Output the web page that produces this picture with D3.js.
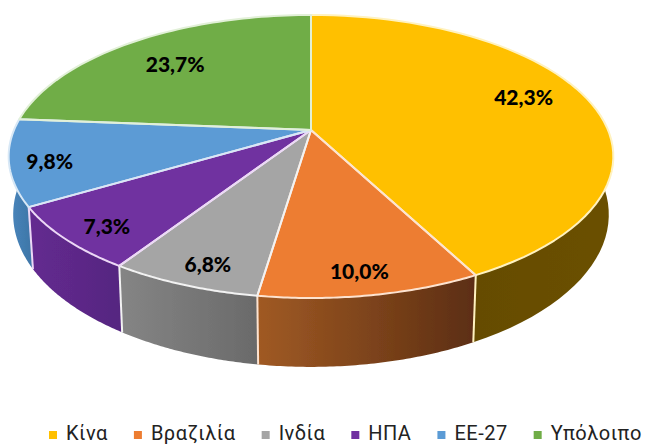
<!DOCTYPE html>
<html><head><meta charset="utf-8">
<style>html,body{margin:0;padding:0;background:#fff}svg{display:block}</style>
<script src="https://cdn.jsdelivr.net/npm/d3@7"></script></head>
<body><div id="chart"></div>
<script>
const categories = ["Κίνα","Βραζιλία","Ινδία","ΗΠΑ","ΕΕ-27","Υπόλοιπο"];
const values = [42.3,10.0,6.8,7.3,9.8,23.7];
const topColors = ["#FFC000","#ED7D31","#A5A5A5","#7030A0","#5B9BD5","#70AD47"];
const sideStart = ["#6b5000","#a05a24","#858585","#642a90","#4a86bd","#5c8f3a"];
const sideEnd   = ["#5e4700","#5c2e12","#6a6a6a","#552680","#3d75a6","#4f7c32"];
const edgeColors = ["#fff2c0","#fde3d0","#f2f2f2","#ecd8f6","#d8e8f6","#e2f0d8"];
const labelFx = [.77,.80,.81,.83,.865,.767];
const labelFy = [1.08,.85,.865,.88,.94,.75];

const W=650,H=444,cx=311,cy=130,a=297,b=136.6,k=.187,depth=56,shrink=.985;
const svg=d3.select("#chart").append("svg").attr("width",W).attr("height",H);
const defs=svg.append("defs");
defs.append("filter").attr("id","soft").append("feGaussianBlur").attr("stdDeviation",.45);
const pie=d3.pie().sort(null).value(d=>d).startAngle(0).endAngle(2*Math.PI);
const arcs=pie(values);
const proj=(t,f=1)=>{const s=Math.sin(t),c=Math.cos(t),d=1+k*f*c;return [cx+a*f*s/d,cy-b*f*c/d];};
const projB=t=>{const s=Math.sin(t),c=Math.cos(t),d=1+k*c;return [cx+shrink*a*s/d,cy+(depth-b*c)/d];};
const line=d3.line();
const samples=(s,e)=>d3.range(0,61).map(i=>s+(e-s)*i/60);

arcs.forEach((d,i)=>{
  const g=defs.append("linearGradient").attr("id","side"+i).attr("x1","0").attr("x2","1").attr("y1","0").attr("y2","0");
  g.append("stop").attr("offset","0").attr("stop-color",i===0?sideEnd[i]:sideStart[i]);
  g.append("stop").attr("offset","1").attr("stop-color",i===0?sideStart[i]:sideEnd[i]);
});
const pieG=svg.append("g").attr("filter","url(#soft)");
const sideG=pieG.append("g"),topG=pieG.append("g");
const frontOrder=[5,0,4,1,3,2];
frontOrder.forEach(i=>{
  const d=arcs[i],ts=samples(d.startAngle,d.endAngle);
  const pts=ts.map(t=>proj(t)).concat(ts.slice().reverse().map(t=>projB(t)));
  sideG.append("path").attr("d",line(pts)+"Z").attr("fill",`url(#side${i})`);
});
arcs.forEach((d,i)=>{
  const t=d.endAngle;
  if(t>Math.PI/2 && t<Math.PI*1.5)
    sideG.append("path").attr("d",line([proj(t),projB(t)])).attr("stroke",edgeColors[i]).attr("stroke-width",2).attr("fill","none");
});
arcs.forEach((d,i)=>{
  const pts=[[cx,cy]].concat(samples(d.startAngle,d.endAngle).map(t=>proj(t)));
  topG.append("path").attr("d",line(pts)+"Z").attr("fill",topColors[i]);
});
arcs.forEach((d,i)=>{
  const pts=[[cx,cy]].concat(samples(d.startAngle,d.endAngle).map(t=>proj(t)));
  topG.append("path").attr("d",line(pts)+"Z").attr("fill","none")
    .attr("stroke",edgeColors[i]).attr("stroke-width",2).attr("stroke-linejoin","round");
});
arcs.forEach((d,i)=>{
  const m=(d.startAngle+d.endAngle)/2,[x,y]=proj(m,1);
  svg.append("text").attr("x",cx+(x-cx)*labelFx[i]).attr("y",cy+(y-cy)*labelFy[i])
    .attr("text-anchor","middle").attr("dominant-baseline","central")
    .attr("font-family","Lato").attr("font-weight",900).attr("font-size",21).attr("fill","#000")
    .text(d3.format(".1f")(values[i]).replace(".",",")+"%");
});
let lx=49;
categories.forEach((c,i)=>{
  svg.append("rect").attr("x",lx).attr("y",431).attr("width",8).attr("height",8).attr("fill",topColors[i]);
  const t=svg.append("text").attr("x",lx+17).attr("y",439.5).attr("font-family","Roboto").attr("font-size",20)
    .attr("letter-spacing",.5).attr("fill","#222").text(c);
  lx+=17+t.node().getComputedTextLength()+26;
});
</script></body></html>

> [WHAT THIS TASK INVOLVES]:
Drop the images and repeat the data exactly.

> [ANSWER TO THE EXERCISE]:
Output the web page that produces this picture with D3.js.
<!DOCTYPE html>
<html><head><meta charset="utf-8">
<style>html,body{margin:0;padding:0;background:#fff}svg{display:block}</style>
<script src="https://cdn.jsdelivr.net/npm/d3@7"></script></head>
<body><div id="chart"></div>
<script>
const categories = ["Κίνα","Βραζιλία","Ινδία","ΗΠΑ","ΕΕ-27","Υπόλοιπο"];
const values = [42.3,10.0,6.8,7.3,9.8,23.7];
const topColors = ["#FFC000","#ED7D31","#A5A5A5","#7030A0","#5B9BD5","#70AD47"];
const sideStart = ["#6b5000","#a05a24","#858585","#642a90","#4a86bd","#5c8f3a"];
const sideEnd   = ["#5e4700","#5c2e12","#6a6a6a","#552680","#3d75a6","#4f7c32"];
const edgeColors = ["#fff2c0","#fde3d0","#f2f2f2","#ecd8f6","#d8e8f6","#e2f0d8"];
const labelFx = [.77,.80,.81,.83,.865,.767];
const labelFy = [1.08,.85,.865,.88,.94,.75];

const W=650,H=444,cx=311,cy=130,a=297,b=136.6,k=.187,depth=56,shrink=.985;
const svg=d3.select("#chart").append("svg").attr("width",W).attr("height",H);
const defs=svg.append("defs");
defs.append("filter").attr("id","soft").append("feGaussianBlur").attr("stdDeviation",.45);
const pie=d3.pie().sort(null).value(d=>d).startAngle(0).endAngle(2*Math.PI);
const arcs=pie(values);
const proj=(t,f=1)=>{const s=Math.sin(t),c=Math.cos(t),d=1+k*f*c;return [cx+a*f*s/d,cy-b*f*c/d];};
const projB=t=>{const s=Math.sin(t),c=Math.cos(t),d=1+k*c;return [cx+shrink*a*s/d,cy+(depth-b*c)/d];};
const line=d3.line();
const samples=(s,e)=>d3.range(0,61).map(i=>s+(e-s)*i/60);

arcs.forEach((d,i)=>{
  const g=defs.append("linearGradient").attr("id","side"+i).attr("x1","0").attr("x2","1").attr("y1","0").attr("y2","0");
  g.append("stop").attr("offset","0").attr("stop-color",i===0?sideEnd[i]:sideStart[i]);
  g.append("stop").attr("offset","1").attr("stop-color",i===0?sideStart[i]:sideEnd[i]);
});
const pieG=svg.append("g").attr("filter","url(#soft)");
const sideG=pieG.append("g"),topG=pieG.append("g");
const frontOrder=[5,0,4,1,3,2];
frontOrder.forEach(i=>{
  const d=arcs[i],ts=samples(d.startAngle,d.endAngle);
  const pts=ts.map(t=>proj(t)).concat(ts.slice().reverse().map(t=>projB(t)));
  sideG.append("path").attr("d",line(pts)+"Z").attr("fill",`url(#side${i})`);
});
arcs.forEach((d,i)=>{
  const t=d.endAngle;
  if(t>Math.PI/2 && t<Math.PI*1.5)
    sideG.append("path").attr("d",line([proj(t),projB(t)])).attr("stroke",edgeColors[i]).attr("stroke-width",2).attr("fill","none");
});
arcs.forEach((d,i)=>{
  const pts=[[cx,cy]].concat(samples(d.startAngle,d.endAngle).map(t=>proj(t)));
  topG.append("path").attr("d",line(pts)+"Z").attr("fill",topColors[i]);
});
arcs.forEach((d,i)=>{
  const pts=[[cx,cy]].concat(samples(d.startAngle,d.endAngle).map(t=>proj(t)));
  topG.append("path").attr("d",line(pts)+"Z").attr("fill","none")
    .attr("stroke",edgeColors[i]).attr("stroke-width",2).attr("stroke-linejoin","round");
});
arcs.forEach((d,i)=>{
  const m=(d.startAngle+d.endAngle)/2,[x,y]=proj(m,1);
  svg.append("text").attr("x",cx+(x-cx)*labelFx[i]).attr("y",cy+(y-cy)*labelFy[i])
    .attr("text-anchor","middle").attr("dominant-baseline","central")
    .attr("font-family","Lato").attr("font-weight",900).attr("font-size",21).attr("fill","#000")
    .text(d3.format(".1f")(values[i]).replace(".",",")+"%");
});
let lx=49;
categories.forEach((c,i)=>{
  svg.append("rect").attr("x",lx).attr("y",431).attr("width",8).attr("height",8).attr("fill",topColors[i]);
  const t=svg.append("text").attr("x",lx+17).attr("y",439.5).attr("font-family","Roboto").attr("font-size",20)
    .attr("letter-spacing",.5).attr("fill","#222").text(c);
  lx+=17+t.node().getComputedTextLength()+26;
});
</script></body></html>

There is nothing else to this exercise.